(Records from a data source)

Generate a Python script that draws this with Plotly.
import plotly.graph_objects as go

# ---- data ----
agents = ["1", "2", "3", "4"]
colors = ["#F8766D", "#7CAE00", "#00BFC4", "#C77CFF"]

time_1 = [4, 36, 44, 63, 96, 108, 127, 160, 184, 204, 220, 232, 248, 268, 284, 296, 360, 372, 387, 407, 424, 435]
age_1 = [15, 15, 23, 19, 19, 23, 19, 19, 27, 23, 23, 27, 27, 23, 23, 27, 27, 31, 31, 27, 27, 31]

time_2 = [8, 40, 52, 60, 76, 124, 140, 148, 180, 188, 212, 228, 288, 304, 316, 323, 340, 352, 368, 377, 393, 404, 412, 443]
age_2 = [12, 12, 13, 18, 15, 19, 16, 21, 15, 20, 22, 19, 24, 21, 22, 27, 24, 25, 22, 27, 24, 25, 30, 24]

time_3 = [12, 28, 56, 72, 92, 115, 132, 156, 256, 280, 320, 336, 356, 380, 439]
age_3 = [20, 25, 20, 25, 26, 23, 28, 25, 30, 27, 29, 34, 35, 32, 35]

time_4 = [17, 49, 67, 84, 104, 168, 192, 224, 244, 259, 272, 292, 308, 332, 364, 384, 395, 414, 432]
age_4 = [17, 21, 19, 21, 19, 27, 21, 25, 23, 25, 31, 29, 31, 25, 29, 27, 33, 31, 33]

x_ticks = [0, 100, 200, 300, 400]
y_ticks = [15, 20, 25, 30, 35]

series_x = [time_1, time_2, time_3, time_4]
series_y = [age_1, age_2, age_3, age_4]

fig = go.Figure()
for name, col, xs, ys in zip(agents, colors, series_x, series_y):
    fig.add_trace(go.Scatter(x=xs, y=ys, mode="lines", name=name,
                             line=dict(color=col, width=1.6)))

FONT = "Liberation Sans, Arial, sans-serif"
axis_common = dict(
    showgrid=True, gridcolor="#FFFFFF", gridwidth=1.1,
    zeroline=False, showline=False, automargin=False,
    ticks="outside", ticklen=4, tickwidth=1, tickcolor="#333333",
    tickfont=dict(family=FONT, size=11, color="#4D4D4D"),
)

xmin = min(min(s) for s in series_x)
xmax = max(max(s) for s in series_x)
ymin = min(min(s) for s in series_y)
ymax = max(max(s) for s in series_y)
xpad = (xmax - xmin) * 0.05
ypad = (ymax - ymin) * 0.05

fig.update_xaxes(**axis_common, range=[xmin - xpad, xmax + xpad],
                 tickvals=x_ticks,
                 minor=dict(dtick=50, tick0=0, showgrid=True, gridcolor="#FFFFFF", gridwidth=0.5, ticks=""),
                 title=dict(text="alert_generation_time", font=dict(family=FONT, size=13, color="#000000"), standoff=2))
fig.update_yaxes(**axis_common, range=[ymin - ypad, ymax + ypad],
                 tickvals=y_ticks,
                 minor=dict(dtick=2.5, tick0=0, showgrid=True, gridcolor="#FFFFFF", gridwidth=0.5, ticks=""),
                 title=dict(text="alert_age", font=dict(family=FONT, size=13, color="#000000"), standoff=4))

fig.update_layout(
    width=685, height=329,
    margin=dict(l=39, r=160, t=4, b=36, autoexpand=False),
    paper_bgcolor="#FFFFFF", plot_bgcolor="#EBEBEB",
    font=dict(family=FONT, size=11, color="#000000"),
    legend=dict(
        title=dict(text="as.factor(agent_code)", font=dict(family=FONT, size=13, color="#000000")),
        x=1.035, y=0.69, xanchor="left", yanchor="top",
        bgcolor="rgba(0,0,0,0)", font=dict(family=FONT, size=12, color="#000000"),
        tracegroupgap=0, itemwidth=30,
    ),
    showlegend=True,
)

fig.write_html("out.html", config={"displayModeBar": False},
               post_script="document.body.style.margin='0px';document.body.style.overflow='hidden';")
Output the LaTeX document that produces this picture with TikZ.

* _Given exercise_: Extract the first line above and each line after it up to and including the one with "ypad = (ymax - ymin) * 0.05", please, exactly and with nothing else.

* _Finished exercise_:
Generate a Python script that draws this with Plotly.
import plotly.graph_objects as go

# ---- data ----
agents = ["1", "2", "3", "4"]
colors = ["#F8766D", "#7CAE00", "#00BFC4", "#C77CFF"]

time_1 = [4, 36, 44, 63, 96, 108, 127, 160, 184, 204, 220, 232, 248, 268, 284, 296, 360, 372, 387, 407, 424, 435]
age_1 = [15, 15, 23, 19, 19, 23, 19, 19, 27, 23, 23, 27, 27, 23, 23, 27, 27, 31, 31, 27, 27, 31]

time_2 = [8, 40, 52, 60, 76, 124, 140, 148, 180, 188, 212, 228, 288, 304, 316, 323, 340, 352, 368, 377, 393, 404, 412, 443]
age_2 = [12, 12, 13, 18, 15, 19, 16, 21, 15, 20, 22, 19, 24, 21, 22, 27, 24, 25, 22, 27, 24, 25, 30, 24]

time_3 = [12, 28, 56, 72, 92, 115, 132, 156, 256, 280, 320, 336, 356, 380, 439]
age_3 = [20, 25, 20, 25, 26, 23, 28, 25, 30, 27, 29, 34, 35, 32, 35]

time_4 = [17, 49, 67, 84, 104, 168, 192, 224, 244, 259, 272, 292, 308, 332, 364, 384, 395, 414, 432]
age_4 = [17, 21, 19, 21, 19, 27, 21, 25, 23, 25, 31, 29, 31, 25, 29, 27, 33, 31, 33]

x_ticks = [0, 100, 200, 300, 400]
y_ticks = [15, 20, 25, 30, 35]

series_x = [time_1, time_2, time_3, time_4]
series_y = [age_1, age_2, age_3, age_4]

fig = go.Figure()
for name, col, xs, ys in zip(agents, colors, series_x, series_y):
    fig.add_trace(go.Scatter(x=xs, y=ys, mode="lines", name=name,
                             line=dict(color=col, width=1.6)))

FONT = "Liberation Sans, Arial, sans-serif"
axis_common = dict(
    showgrid=True, gridcolor="#FFFFFF", gridwidth=1.1,
    zeroline=False, showline=False, automargin=False,
    ticks="outside", ticklen=4, tickwidth=1, tickcolor="#333333",
    tickfont=dict(family=FONT, size=11, color="#4D4D4D"),
)

xmin = min(min(s) for s in series_x)
xmax = max(max(s) for s in series_x)
ymin = min(min(s) for s in series_y)
ymax = max(max(s) for s in series_y)
xpad = (xmax - xmin) * 0.05
ypad = (ymax - ymin) * 0.05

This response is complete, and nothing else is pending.